═══ Record extracts ═══

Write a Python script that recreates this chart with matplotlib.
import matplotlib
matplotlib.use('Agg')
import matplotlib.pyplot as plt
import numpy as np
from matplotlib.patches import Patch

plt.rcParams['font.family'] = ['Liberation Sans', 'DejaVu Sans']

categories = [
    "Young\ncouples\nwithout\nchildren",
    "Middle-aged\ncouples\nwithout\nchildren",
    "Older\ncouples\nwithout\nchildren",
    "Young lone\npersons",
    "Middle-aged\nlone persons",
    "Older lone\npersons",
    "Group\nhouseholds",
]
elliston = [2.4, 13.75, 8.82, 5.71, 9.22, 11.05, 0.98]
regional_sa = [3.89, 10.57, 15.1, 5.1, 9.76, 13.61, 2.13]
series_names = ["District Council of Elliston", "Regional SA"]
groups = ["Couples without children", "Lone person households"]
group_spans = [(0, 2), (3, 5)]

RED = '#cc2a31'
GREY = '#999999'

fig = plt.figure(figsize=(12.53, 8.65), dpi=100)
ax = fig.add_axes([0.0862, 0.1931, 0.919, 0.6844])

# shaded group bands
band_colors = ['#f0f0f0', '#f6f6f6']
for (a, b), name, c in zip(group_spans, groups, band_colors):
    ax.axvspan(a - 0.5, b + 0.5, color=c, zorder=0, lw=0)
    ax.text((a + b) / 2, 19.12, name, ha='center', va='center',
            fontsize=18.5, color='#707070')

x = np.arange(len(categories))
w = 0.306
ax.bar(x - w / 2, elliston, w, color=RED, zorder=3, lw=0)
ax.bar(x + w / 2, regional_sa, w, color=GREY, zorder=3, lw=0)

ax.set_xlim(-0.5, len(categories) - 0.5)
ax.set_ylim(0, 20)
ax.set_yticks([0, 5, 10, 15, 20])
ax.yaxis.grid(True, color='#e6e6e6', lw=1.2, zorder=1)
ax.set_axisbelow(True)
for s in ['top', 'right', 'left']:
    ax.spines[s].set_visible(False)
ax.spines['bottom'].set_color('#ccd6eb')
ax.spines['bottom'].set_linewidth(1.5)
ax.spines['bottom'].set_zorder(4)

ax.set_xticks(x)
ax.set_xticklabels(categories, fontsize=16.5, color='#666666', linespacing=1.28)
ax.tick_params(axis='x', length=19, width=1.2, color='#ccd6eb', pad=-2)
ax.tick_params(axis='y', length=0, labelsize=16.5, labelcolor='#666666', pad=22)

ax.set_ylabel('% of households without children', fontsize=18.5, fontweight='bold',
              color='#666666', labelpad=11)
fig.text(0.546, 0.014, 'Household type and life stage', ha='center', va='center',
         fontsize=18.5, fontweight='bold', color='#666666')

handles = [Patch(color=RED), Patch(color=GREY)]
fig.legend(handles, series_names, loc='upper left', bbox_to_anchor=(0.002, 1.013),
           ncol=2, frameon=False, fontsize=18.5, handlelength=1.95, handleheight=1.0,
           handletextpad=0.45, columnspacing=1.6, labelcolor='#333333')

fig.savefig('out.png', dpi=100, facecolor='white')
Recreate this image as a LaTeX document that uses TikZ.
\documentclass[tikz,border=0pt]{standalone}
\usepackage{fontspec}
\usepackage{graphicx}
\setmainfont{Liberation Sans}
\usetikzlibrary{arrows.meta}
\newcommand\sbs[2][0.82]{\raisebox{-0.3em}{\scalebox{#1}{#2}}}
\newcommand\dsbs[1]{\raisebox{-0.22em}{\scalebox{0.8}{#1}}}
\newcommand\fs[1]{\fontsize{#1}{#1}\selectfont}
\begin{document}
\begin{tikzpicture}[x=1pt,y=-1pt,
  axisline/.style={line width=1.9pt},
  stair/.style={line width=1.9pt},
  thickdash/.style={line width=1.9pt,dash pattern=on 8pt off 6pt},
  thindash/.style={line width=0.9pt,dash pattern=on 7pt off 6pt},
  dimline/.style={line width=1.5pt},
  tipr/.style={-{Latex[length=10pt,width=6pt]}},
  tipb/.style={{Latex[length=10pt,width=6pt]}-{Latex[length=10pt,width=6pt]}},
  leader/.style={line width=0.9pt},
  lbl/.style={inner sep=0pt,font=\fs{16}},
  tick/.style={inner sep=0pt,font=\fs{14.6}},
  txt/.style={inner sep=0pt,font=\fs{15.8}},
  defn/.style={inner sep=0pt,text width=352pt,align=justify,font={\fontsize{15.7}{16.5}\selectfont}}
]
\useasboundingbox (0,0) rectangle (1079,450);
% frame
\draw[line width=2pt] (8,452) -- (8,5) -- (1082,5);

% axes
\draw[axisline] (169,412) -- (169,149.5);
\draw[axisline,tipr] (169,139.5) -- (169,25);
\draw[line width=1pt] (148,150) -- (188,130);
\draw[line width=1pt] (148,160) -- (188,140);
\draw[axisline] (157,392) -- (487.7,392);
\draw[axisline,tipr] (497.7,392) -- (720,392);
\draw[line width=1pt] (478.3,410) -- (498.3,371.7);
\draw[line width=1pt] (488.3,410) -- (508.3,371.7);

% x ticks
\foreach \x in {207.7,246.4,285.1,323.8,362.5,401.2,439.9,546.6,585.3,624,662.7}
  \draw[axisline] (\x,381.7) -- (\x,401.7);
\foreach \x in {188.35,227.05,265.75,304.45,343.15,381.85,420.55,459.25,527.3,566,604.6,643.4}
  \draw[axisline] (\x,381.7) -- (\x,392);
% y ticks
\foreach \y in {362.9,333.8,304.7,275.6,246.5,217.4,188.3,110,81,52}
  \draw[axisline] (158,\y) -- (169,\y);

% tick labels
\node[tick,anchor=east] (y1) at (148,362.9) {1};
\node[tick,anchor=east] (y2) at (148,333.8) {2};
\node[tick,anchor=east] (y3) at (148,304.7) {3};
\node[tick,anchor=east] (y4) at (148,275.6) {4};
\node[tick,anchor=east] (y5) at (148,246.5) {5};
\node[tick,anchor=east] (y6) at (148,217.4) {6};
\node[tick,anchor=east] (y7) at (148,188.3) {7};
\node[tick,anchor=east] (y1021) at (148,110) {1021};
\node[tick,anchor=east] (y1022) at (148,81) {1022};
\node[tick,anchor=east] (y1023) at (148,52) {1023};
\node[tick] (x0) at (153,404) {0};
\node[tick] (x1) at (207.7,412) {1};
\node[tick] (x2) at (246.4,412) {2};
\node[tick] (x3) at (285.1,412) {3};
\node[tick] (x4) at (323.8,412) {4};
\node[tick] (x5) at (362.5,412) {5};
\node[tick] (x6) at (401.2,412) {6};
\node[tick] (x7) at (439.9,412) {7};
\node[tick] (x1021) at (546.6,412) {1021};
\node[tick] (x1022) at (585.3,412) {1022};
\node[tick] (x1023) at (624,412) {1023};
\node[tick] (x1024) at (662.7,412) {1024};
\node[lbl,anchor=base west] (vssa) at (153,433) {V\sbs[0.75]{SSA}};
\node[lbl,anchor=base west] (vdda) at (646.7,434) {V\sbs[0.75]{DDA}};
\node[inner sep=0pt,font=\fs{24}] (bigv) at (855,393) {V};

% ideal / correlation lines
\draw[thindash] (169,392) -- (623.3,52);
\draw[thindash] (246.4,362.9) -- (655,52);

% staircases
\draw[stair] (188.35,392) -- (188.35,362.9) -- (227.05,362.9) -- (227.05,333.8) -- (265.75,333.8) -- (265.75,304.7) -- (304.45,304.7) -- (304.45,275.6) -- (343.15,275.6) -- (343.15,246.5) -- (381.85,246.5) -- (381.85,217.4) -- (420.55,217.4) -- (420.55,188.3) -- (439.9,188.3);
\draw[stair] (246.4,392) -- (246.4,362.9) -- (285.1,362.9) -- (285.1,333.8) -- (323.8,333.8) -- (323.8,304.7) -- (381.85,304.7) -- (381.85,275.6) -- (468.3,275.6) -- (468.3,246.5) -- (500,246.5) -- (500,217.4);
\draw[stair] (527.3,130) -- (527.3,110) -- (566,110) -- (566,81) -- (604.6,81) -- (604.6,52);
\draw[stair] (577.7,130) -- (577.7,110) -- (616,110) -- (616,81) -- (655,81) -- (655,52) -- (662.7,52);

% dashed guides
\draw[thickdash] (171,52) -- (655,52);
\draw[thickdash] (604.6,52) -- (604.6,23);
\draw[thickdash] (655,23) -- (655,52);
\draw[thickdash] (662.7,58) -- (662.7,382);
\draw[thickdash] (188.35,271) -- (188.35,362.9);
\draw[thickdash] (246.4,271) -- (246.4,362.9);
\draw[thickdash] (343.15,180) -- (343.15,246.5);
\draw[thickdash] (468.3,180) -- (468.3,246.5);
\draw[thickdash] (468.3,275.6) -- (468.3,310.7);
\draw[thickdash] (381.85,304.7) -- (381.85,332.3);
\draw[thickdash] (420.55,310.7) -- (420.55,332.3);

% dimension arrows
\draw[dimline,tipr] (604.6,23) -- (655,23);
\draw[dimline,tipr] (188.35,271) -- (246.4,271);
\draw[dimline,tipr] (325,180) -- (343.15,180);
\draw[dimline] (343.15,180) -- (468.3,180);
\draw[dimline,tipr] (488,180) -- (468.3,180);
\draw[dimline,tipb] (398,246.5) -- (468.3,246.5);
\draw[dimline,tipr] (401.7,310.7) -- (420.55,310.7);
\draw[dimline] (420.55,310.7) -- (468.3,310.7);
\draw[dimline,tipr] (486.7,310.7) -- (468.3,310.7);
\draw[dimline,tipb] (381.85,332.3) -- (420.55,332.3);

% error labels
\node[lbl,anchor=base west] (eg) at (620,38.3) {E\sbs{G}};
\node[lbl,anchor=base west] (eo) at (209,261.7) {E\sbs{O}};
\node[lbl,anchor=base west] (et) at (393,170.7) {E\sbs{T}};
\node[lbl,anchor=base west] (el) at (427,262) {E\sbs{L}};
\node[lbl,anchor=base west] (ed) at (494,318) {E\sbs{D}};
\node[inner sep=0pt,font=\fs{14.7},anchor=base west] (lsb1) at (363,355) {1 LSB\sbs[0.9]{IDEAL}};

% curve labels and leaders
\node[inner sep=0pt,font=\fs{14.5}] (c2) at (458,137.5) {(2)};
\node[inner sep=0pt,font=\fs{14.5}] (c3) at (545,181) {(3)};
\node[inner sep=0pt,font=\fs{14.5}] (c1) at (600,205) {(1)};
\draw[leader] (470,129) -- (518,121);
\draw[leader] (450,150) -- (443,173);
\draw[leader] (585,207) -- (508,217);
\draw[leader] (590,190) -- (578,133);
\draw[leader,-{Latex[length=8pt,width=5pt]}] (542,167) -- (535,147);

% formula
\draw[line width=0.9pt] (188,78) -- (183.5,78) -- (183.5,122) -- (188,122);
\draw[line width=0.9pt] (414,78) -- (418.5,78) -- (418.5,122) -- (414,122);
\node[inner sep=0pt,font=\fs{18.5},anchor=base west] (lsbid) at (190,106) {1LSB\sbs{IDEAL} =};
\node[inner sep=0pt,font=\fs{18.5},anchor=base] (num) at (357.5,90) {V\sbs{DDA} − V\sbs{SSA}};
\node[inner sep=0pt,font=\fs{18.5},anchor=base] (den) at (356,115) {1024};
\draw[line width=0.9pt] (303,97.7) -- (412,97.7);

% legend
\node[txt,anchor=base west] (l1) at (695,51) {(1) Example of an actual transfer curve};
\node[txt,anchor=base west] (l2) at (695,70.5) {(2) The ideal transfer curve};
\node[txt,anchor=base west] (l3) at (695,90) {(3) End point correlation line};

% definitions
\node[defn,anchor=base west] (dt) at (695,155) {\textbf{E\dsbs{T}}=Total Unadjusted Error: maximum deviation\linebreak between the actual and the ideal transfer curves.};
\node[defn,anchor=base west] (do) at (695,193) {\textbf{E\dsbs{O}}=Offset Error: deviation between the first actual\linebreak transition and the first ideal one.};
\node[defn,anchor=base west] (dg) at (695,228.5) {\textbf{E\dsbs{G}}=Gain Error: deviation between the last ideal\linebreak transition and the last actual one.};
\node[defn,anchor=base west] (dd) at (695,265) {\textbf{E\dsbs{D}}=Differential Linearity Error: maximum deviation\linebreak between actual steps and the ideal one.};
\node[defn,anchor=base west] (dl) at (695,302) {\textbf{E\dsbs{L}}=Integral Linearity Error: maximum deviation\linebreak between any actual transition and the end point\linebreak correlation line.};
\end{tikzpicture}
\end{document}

═══

◆ Set exercise: Write out the records exactly, starting at the first line and stopping after the line that contains "plt.rcParams['font.family'] = ['Liberation".

◆ Response:
Write a Python script that recreates this chart with matplotlib.
import matplotlib
matplotlib.use('Agg')
import matplotlib.pyplot as plt
import numpy as np
from matplotlib.patches import Patch

plt.rcParams['font.family'] = ['Liberation Sans', 'DejaVu Sans']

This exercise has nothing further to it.